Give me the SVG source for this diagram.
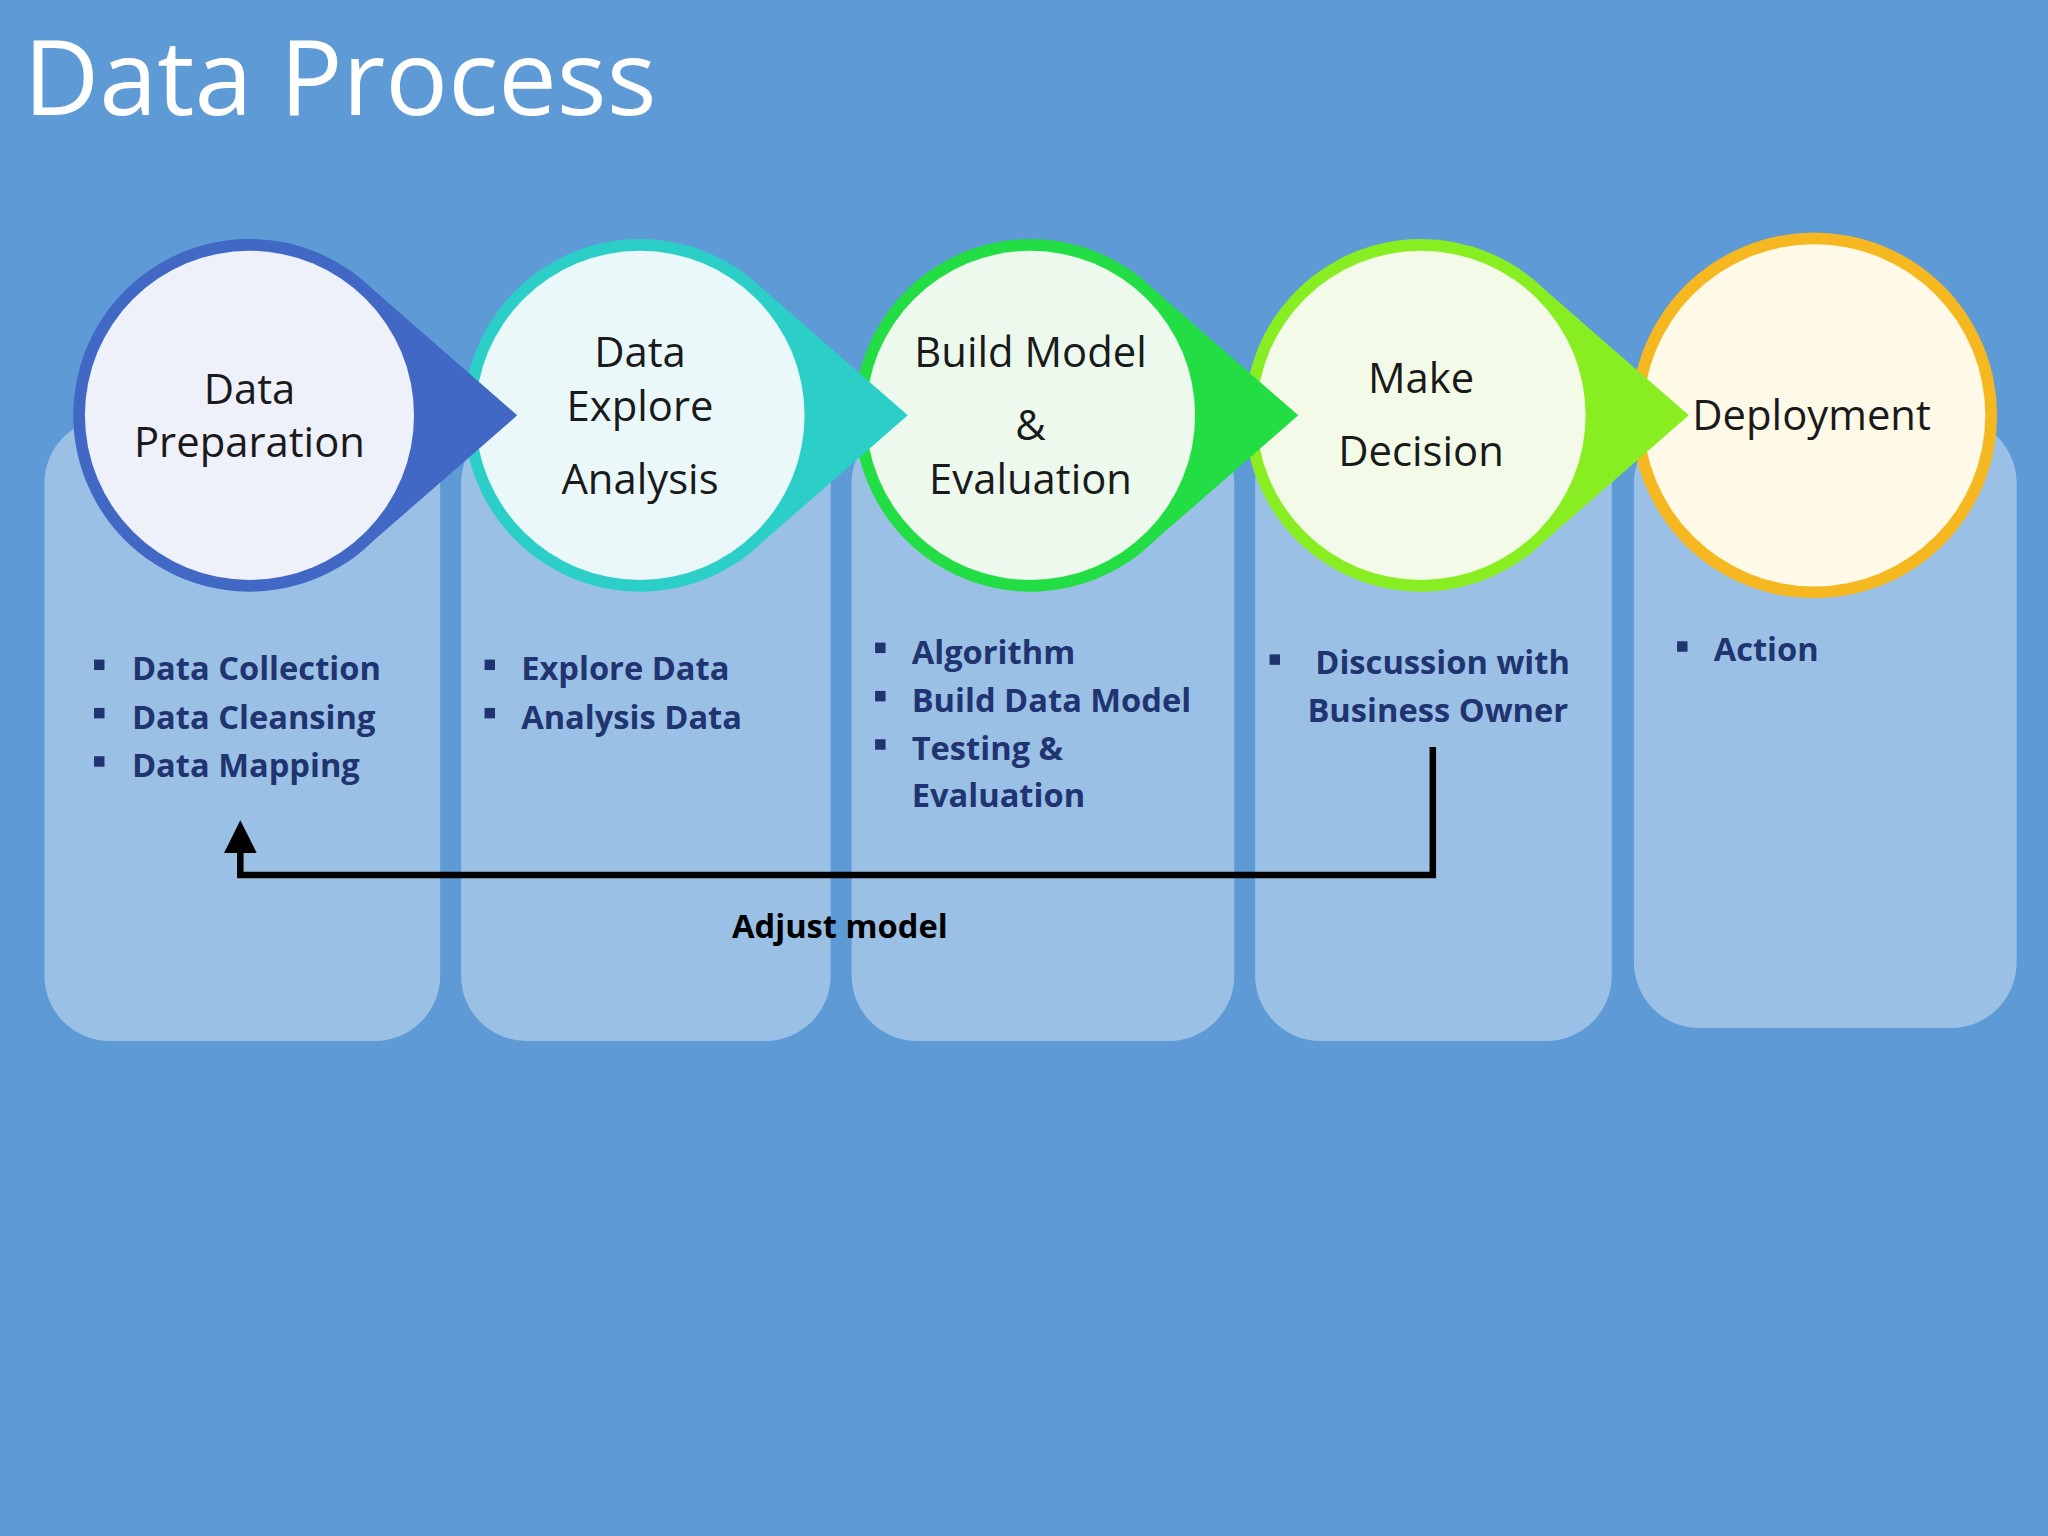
<svg xmlns="http://www.w3.org/2000/svg" width="2048" height="1536" viewBox="0 0 2048 1536">
<style>
.t{font-family:"Open Sans","Noto Sans",sans-serif;font-size:32px;fill:#1a1a1a;text-anchor:middle}
.b{font-family:"Open Sans","Noto Sans",sans-serif;font-size:25px;font-weight:bold;fill:#1F3470}
.p{fill:#ffffff;fill-opacity:0.38}
</style>
<defs>
<marker id="ah" markerWidth="5" markerHeight="5" refX="2" refY="2.5" orient="auto" markerUnits="strokeWidth"><path d="M0,0L5,2.5L0,5z" fill="#000"/></marker>
</defs>
<rect width="2048" height="1536" fill="#5E9AD5"/>
<g transform="scale(1.30612)">
<text x="18" y="88" font-family="Open Sans,Noto Sans,sans-serif" font-size="80" fill="#fff">Data Process</text>
<g id="panels">
<rect class="p" x="34" y="320" width="303" height="477" rx="50"/>
<rect class="p" x="353" y="320" width="283" height="477" rx="50"/>
<rect class="p" x="652" y="320" width="293" height="477" rx="50"/>
<rect class="p" x="961" y="320" width="273" height="477" rx="50"/>
<rect class="p" x="1251" y="320" width="293" height="467" rx="50"/>
</g>
<g id="n5"><circle cx="1389" cy="318" r="140" fill="#F5B820"/><circle cx="1389" cy="318" r="131" fill="#FFF9E8"/>
<text class="t" x="1387" y="329">Deployment</text></g>
<g id="n4"><path d="M1088,183 A135,135 0 1 0 1183.5,413.5 L1293,318 L1183.5,222.5 A135,135 0 0 0 1088,183z" fill="#88EE22"/><circle cx="1088" cy="318" r="126" fill="#F3FBE8"/>
<text class="t" x="1088" y="301">Make</text><text class="t" x="1088" y="357">Decision</text></g>
<g id="n3"><path d="M789,183 A135,135 0 1 0 884.5,413.5 L994,318 L884.5,222.5 A135,135 0 0 0 789,183z" fill="#22DD44"/><circle cx="789" cy="318" r="126" fill="#EDF9EC"/>
<text class="t" x="789" y="281">Build Model</text><text class="t" x="789" y="337">&amp;</text><text class="t" x="789" y="378">Evaluation</text></g>
<g id="n2"><path d="M490,183 A135,135 0 1 0 585.5,413.5 L695,318 L585.5,222.5 A135,135 0 0 0 490,183z" fill="#2CCFC8"/><circle cx="490" cy="318" r="126" fill="#EAF8FA"/>
<text class="t" x="490" y="281">Data</text><text class="t" x="490" y="322">Explore</text><text class="t" x="490" y="378">Analysis</text></g>
<g id="n1"><path d="M191,183 A135,135 0 1 0 286.5,413.5 L396,318 L286.5,222.5 A135,135 0 0 0 191,183z" fill="#4068C4"/><circle cx="191" cy="318" r="126" fill="#EEF0FA"/>
<text class="t" x="191" y="309">Data</text><text class="t" x="191" y="350">Preparation</text></g>
<g id="bullets">
<g fill="#1F3470">
<rect x="72" y="505" width="8" height="8"/><rect x="72" y="542" width="8" height="8"/><rect x="72" y="579" width="8" height="8"/>
<rect x="371" y="505" width="8" height="8"/><rect x="371" y="542" width="8" height="8"/>
<rect x="670" y="492" width="8" height="8"/><rect x="670" y="529" width="8" height="8"/><rect x="670" y="566" width="8" height="8"/>
<rect x="972" y="501" width="8" height="8"/><rect x="1284" y="491" width="8" height="8"/>
</g>
<text class="b" x="101" y="521">Data Collection</text><text class="b" x="101" y="558">Data Cleansing</text><text class="b" x="101" y="595">Data Mapping</text>
<text class="b" x="399" y="521">Explore Data</text><text class="b" x="399" y="558">Analysis Data</text>
<text class="b" x="698" y="508">Algorithm</text><text class="b" x="698" y="545">Build Data Model</text><text class="b" x="698" y="582">Testing &amp;</text><text class="b" x="698" y="618">Evaluation</text>
<text class="b" x="1007" y="516">Discussion with</text><text class="b" x="1001" y="553">Business Owner</text>
<text class="b" x="1312" y="506">Action</text>
</g>
<g id="connectors">
<path d="M1097,572 V670 H184 V643" fill="none" stroke="#000" stroke-width="5" marker-end="url(#ah)"/>
<text x="643" y="718" font-family="Open Sans,Noto Sans,sans-serif" font-size="25" font-weight="bold" text-anchor="middle" fill="#000">Adjust model</text>
</g>
</g>
</svg>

·····

Copy the whole of the material above exactly, but not its images.

Give me the SVG source for this diagram.
<svg xmlns="http://www.w3.org/2000/svg" width="2048" height="1536" viewBox="0 0 2048 1536">
<style>
.t{font-family:"Open Sans","Noto Sans",sans-serif;font-size:32px;fill:#1a1a1a;text-anchor:middle}
.b{font-family:"Open Sans","Noto Sans",sans-serif;font-size:25px;font-weight:bold;fill:#1F3470}
.p{fill:#ffffff;fill-opacity:0.38}
</style>
<defs>
<marker id="ah" markerWidth="5" markerHeight="5" refX="2" refY="2.5" orient="auto" markerUnits="strokeWidth"><path d="M0,0L5,2.5L0,5z" fill="#000"/></marker>
</defs>
<rect width="2048" height="1536" fill="#5E9AD5"/>
<g transform="scale(1.30612)">
<text x="18" y="88" font-family="Open Sans,Noto Sans,sans-serif" font-size="80" fill="#fff">Data Process</text>
<g id="panels">
<rect class="p" x="34" y="320" width="303" height="477" rx="50"/>
<rect class="p" x="353" y="320" width="283" height="477" rx="50"/>
<rect class="p" x="652" y="320" width="293" height="477" rx="50"/>
<rect class="p" x="961" y="320" width="273" height="477" rx="50"/>
<rect class="p" x="1251" y="320" width="293" height="467" rx="50"/>
</g>
<g id="n5"><circle cx="1389" cy="318" r="140" fill="#F5B820"/><circle cx="1389" cy="318" r="131" fill="#FFF9E8"/>
<text class="t" x="1387" y="329">Deployment</text></g>
<g id="n4"><path d="M1088,183 A135,135 0 1 0 1183.5,413.5 L1293,318 L1183.5,222.5 A135,135 0 0 0 1088,183z" fill="#88EE22"/><circle cx="1088" cy="318" r="126" fill="#F3FBE8"/>
<text class="t" x="1088" y="301">Make</text><text class="t" x="1088" y="357">Decision</text></g>
<g id="n3"><path d="M789,183 A135,135 0 1 0 884.5,413.5 L994,318 L884.5,222.5 A135,135 0 0 0 789,183z" fill="#22DD44"/><circle cx="789" cy="318" r="126" fill="#EDF9EC"/>
<text class="t" x="789" y="281">Build Model</text><text class="t" x="789" y="337">&amp;</text><text class="t" x="789" y="378">Evaluation</text></g>
<g id="n2"><path d="M490,183 A135,135 0 1 0 585.5,413.5 L695,318 L585.5,222.5 A135,135 0 0 0 490,183z" fill="#2CCFC8"/><circle cx="490" cy="318" r="126" fill="#EAF8FA"/>
<text class="t" x="490" y="281">Data</text><text class="t" x="490" y="322">Explore</text><text class="t" x="490" y="378">Analysis</text></g>
<g id="n1"><path d="M191,183 A135,135 0 1 0 286.5,413.5 L396,318 L286.5,222.5 A135,135 0 0 0 191,183z" fill="#4068C4"/><circle cx="191" cy="318" r="126" fill="#EEF0FA"/>
<text class="t" x="191" y="309">Data</text><text class="t" x="191" y="350">Preparation</text></g>
<g id="bullets">
<g fill="#1F3470">
<rect x="72" y="505" width="8" height="8"/><rect x="72" y="542" width="8" height="8"/><rect x="72" y="579" width="8" height="8"/>
<rect x="371" y="505" width="8" height="8"/><rect x="371" y="542" width="8" height="8"/>
<rect x="670" y="492" width="8" height="8"/><rect x="670" y="529" width="8" height="8"/><rect x="670" y="566" width="8" height="8"/>
<rect x="972" y="501" width="8" height="8"/><rect x="1284" y="491" width="8" height="8"/>
</g>
<text class="b" x="101" y="521">Data Collection</text><text class="b" x="101" y="558">Data Cleansing</text><text class="b" x="101" y="595">Data Mapping</text>
<text class="b" x="399" y="521">Explore Data</text><text class="b" x="399" y="558">Analysis Data</text>
<text class="b" x="698" y="508">Algorithm</text><text class="b" x="698" y="545">Build Data Model</text><text class="b" x="698" y="582">Testing &amp;</text><text class="b" x="698" y="618">Evaluation</text>
<text class="b" x="1007" y="516">Discussion with</text><text class="b" x="1001" y="553">Business Owner</text>
<text class="b" x="1312" y="506">Action</text>
</g>
<g id="connectors">
<path d="M1097,572 V670 H184 V643" fill="none" stroke="#000" stroke-width="5" marker-end="url(#ah)"/>
<text x="643" y="718" font-family="Open Sans,Noto Sans,sans-serif" font-size="25" font-weight="bold" text-anchor="middle" fill="#000">Adjust model</text>
</g>
</g>
</svg>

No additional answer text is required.